= WHAT THIS TASK INVOLVES =
Copy the material below verbatim from the line with "What seaborn and" to the line with "y_ticks = [0, 2, 4, 6, 8, 10, 12]", both lines included, omitting pictures and every line outside that range.

★ ★ ★

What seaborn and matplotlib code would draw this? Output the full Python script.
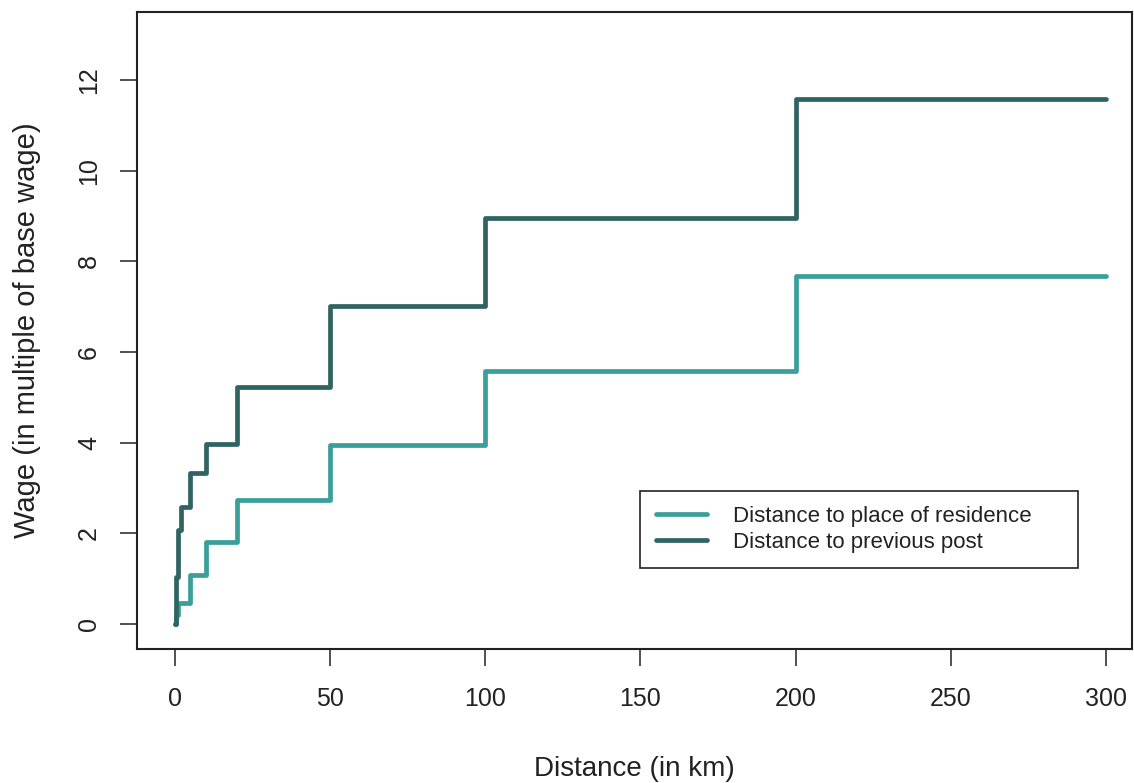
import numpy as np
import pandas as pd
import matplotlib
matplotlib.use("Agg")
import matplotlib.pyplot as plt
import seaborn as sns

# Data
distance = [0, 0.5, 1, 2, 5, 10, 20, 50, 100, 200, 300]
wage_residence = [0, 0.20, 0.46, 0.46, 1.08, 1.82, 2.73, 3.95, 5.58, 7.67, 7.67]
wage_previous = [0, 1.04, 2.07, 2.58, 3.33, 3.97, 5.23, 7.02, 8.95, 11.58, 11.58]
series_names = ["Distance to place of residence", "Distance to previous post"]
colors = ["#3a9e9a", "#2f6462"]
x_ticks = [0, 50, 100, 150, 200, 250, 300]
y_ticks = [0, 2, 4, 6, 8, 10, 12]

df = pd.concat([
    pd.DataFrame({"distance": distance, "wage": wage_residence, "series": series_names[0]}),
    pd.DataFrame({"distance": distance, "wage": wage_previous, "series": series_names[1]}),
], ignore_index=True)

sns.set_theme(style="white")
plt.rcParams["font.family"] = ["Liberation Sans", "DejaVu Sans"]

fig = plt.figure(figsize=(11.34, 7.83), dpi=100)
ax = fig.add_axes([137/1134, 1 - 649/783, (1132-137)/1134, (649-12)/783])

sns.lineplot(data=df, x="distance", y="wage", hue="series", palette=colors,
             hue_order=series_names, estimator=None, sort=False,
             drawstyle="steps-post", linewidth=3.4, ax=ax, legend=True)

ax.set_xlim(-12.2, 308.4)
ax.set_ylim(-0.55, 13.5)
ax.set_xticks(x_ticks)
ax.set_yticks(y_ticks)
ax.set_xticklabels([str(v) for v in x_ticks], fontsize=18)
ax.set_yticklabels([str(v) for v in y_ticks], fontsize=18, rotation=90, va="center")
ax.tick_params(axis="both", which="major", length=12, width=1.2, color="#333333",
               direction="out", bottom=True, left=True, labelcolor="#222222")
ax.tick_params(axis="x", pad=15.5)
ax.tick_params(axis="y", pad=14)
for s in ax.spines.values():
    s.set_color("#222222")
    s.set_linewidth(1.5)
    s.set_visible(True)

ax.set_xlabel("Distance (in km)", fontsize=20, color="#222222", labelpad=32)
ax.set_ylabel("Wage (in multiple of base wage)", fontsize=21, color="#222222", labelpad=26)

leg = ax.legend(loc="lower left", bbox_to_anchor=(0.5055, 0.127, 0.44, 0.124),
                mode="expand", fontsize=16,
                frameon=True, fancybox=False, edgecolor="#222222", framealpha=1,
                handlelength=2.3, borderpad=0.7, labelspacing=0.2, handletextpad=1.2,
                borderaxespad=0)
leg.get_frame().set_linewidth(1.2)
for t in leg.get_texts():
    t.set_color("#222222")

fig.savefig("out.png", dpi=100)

★ ★ ★

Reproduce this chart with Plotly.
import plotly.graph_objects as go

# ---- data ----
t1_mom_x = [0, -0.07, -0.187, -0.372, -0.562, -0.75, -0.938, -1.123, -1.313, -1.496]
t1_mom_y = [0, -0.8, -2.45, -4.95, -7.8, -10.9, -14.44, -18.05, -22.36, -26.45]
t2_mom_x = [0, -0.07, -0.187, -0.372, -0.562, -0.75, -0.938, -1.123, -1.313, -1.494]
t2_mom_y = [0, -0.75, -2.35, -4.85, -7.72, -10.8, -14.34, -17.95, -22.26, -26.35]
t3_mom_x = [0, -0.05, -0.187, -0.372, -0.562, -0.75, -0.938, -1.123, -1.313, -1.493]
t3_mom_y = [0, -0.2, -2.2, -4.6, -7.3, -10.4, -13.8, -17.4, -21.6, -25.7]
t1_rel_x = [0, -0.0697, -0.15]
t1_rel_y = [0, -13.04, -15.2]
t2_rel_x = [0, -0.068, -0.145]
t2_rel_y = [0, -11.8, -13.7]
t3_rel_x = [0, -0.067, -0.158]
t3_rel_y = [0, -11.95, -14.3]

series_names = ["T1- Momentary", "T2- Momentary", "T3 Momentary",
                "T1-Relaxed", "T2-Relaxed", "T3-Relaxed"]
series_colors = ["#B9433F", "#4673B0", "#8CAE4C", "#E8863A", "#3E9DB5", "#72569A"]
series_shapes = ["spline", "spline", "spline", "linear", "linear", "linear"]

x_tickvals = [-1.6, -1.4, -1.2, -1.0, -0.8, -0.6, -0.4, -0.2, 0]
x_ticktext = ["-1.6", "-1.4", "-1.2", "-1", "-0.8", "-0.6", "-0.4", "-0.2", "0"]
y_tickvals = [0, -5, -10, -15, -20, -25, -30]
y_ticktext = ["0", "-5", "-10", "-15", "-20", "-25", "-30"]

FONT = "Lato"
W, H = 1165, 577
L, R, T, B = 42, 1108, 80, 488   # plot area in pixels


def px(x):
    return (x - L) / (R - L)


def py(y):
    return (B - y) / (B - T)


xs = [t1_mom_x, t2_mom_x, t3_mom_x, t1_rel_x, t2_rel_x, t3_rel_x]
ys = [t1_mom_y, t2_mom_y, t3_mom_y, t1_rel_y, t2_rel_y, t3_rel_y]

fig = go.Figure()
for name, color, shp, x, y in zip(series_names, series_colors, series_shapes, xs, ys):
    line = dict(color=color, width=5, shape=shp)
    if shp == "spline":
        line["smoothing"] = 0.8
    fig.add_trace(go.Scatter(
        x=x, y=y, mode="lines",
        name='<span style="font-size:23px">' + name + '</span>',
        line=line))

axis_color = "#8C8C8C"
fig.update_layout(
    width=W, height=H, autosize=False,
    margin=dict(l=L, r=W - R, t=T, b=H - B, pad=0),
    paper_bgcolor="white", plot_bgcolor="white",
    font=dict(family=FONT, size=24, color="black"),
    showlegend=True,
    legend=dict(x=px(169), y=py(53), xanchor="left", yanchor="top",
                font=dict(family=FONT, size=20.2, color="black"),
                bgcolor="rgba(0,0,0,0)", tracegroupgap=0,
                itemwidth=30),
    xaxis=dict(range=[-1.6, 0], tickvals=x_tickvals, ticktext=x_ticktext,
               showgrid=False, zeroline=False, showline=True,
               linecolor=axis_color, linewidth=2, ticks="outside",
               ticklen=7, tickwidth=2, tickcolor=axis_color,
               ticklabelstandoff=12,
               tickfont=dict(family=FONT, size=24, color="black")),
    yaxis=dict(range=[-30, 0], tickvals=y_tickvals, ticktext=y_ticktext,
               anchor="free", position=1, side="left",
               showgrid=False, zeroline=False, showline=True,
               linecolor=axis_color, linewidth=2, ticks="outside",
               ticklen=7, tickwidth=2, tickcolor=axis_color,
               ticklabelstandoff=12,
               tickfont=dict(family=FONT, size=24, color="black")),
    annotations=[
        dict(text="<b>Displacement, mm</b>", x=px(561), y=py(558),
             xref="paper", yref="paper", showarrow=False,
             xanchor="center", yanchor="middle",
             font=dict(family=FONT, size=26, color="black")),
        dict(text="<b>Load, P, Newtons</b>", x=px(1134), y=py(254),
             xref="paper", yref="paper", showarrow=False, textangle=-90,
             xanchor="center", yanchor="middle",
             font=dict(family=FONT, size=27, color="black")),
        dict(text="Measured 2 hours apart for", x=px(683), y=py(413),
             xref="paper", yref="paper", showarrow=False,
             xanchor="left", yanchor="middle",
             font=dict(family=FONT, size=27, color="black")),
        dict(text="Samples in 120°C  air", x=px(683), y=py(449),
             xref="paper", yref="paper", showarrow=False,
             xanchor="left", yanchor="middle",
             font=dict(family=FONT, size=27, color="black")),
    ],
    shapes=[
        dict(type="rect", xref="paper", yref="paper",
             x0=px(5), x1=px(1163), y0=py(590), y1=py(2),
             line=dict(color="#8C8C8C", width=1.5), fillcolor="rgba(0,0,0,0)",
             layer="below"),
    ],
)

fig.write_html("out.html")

★ ★ ★

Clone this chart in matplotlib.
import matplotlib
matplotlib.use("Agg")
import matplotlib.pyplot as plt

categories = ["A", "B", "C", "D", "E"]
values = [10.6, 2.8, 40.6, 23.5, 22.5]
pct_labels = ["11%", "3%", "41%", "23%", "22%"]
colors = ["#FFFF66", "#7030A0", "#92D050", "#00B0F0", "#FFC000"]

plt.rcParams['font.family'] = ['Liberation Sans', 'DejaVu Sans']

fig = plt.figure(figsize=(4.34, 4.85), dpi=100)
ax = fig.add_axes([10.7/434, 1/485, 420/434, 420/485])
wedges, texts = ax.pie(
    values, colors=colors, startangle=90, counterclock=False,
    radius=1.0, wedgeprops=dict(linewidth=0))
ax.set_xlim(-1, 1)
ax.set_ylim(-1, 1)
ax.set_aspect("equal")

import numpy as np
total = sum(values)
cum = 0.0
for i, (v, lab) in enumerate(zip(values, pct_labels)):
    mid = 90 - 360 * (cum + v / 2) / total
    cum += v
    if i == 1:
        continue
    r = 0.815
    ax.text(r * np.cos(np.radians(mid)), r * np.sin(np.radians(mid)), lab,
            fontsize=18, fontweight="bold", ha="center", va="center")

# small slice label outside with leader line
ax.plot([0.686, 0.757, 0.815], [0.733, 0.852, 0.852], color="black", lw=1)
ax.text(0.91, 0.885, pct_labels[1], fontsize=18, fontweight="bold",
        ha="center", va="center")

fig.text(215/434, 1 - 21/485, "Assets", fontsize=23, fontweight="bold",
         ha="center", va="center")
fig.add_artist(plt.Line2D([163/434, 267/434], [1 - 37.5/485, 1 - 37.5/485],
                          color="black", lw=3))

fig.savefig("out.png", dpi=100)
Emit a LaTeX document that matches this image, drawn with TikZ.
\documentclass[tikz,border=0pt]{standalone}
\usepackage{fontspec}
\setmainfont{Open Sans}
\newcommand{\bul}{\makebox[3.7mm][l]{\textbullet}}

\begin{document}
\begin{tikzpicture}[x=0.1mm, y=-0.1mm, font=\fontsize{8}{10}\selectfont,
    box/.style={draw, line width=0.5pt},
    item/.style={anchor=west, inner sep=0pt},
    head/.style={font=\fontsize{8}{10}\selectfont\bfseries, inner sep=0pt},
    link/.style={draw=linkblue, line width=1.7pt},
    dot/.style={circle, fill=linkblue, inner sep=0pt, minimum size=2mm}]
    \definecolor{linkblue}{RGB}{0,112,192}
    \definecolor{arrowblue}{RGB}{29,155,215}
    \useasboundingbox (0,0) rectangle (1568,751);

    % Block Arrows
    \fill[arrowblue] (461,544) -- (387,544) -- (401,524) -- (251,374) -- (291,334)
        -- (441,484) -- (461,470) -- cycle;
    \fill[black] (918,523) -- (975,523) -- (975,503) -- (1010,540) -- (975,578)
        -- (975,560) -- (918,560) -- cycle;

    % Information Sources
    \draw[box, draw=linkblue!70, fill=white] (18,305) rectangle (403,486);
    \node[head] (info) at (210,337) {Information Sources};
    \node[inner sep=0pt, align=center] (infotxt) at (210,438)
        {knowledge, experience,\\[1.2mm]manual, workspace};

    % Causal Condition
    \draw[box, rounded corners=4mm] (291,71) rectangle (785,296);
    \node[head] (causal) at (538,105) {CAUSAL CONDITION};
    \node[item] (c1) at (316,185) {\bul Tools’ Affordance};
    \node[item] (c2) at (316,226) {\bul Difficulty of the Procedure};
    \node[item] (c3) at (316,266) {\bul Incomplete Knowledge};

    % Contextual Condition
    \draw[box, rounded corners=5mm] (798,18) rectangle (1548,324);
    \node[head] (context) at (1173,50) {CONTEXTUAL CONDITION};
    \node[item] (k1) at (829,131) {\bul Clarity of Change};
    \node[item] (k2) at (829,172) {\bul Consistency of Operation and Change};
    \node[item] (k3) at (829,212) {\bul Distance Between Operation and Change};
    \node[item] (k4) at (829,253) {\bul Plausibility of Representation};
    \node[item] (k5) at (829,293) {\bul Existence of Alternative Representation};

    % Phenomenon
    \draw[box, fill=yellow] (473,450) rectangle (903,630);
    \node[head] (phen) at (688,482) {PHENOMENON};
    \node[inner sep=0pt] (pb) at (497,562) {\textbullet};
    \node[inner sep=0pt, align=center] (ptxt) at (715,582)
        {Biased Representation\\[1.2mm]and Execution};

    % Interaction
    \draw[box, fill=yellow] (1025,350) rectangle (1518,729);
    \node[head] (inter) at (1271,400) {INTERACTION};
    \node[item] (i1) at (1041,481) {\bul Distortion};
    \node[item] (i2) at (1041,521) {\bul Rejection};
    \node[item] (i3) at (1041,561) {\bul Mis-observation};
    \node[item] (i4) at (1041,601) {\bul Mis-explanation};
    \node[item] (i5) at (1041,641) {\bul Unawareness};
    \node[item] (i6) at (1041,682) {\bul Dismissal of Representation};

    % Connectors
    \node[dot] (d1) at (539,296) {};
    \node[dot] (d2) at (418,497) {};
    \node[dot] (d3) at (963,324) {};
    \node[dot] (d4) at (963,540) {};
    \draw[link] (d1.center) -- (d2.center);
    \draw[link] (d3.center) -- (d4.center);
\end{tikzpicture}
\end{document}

★ ★ ★

= SOLUTION FOR THIS TASK =
What seaborn and matplotlib code would draw this? Output the full Python script.
import numpy as np
import pandas as pd
import matplotlib
matplotlib.use("Agg")
import matplotlib.pyplot as plt
import seaborn as sns

# Data
distance = [0, 0.5, 1, 2, 5, 10, 20, 50, 100, 200, 300]
wage_residence = [0, 0.20, 0.46, 0.46, 1.08, 1.82, 2.73, 3.95, 5.58, 7.67, 7.67]
wage_previous = [0, 1.04, 2.07, 2.58, 3.33, 3.97, 5.23, 7.02, 8.95, 11.58, 11.58]
series_names = ["Distance to place of residence", "Distance to previous post"]
colors = ["#3a9e9a", "#2f6462"]
x_ticks = [0, 50, 100, 150, 200, 250, 300]
y_ticks = [0, 2, 4, 6, 8, 10, 12]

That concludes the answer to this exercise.